On peut trouver dans l’œuvre d’Ingrid Chabbert et Aimée de Jongh des résonances avec le Nomadland de Chloé Zhao. Dans un cas comme dans l’autre, l’ode à la liberté passe par le nomadisme et le point de vue adopté est celui d’une femme d’âge mûr. Le passé a été douloureux pour Josy comme pour Fern et toutes deux font face à des formes de pression sociale. Soixante printemps en hiver bat ainsi en brèche les assignations, et notamment sexuelles : non seulement Josy s’affranchit des contraintes familiales le jour de ses soixante ans, mais elle redécouvre l’amour au contact d’une autre femme, Christine. Leur éveil charnel est d’ailleurs restitué avec beaucoup de tendresse par les auteurs.
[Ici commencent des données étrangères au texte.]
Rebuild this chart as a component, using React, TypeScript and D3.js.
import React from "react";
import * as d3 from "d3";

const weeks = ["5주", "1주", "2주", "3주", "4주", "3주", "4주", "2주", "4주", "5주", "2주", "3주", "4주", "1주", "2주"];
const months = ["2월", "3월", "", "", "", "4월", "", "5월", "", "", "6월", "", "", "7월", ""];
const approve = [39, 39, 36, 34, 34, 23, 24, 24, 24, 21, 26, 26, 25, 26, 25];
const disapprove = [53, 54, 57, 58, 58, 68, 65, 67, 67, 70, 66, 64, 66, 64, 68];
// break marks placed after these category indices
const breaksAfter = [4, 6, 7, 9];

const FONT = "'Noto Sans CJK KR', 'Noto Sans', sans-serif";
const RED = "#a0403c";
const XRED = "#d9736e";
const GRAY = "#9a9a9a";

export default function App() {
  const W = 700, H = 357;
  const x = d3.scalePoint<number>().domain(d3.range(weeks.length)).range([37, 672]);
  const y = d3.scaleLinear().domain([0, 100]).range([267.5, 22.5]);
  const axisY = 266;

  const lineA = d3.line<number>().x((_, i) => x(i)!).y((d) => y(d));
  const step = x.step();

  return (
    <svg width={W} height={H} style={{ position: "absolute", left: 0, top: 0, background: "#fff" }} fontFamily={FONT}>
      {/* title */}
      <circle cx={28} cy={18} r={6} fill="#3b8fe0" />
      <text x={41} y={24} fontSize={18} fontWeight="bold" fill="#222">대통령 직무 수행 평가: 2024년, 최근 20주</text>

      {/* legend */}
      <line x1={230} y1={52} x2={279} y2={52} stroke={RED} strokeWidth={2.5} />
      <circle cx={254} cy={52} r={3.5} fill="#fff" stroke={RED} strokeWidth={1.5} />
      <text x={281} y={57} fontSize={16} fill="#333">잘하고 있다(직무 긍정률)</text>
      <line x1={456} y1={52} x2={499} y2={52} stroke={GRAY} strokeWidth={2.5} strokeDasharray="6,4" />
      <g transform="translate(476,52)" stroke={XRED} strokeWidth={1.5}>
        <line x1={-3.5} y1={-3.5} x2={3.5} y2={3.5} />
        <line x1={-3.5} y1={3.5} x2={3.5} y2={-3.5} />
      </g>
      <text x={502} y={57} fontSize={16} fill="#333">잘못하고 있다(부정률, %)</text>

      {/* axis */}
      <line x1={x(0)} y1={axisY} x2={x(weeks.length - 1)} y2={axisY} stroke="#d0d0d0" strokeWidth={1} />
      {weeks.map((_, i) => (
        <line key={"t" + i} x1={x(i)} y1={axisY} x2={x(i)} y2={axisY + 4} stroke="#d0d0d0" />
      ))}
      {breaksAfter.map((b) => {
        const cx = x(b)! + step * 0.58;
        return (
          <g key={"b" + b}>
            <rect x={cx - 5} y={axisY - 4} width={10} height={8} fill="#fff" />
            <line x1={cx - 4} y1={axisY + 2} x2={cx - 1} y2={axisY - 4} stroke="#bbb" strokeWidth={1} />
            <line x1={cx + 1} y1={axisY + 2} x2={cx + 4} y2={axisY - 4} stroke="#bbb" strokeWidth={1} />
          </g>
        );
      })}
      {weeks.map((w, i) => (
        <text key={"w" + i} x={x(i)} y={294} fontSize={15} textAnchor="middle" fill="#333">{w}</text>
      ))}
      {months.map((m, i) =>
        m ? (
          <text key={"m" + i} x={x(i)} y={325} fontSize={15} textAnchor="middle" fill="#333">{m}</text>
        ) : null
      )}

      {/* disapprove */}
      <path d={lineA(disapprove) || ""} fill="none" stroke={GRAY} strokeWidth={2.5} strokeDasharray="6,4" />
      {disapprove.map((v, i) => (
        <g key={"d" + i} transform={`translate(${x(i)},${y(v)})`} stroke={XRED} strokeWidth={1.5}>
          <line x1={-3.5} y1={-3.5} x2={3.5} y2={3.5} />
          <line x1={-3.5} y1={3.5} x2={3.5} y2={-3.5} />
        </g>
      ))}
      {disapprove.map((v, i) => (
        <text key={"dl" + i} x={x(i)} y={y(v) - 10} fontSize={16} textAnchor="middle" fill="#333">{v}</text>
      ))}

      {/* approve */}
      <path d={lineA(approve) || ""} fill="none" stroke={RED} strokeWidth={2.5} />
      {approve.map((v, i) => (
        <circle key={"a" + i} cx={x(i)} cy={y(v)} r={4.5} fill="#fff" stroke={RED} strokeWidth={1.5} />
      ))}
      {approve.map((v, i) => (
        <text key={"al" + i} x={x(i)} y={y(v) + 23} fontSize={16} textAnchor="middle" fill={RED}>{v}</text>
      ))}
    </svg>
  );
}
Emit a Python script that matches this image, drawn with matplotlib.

Dans la quête de renouveau de Josy, le passé va toutefois sans cesse réémerger : à travers les appels incessants et culpabilisants de ses enfants, une rencontre fortuite avec sa fille et son petit-fils ou les difficultés à s’extraire de schémas pré-établis et profondément ancrés. Pour s’en convaincre, il suffit de se référer aux pages 82 à 90. Après avoir subi d’énièmes reproches (dont le définitif « Tu me dégoûtes » de sa fille), Josy fait un pas de côté, s’enferme dans son van, rompt avec Christine, demande à son amie Camélia de la laisser « s’étouffer en paix ». Il n’y a ainsi guère de liberté quand on est prisonnier du regard d’autrui.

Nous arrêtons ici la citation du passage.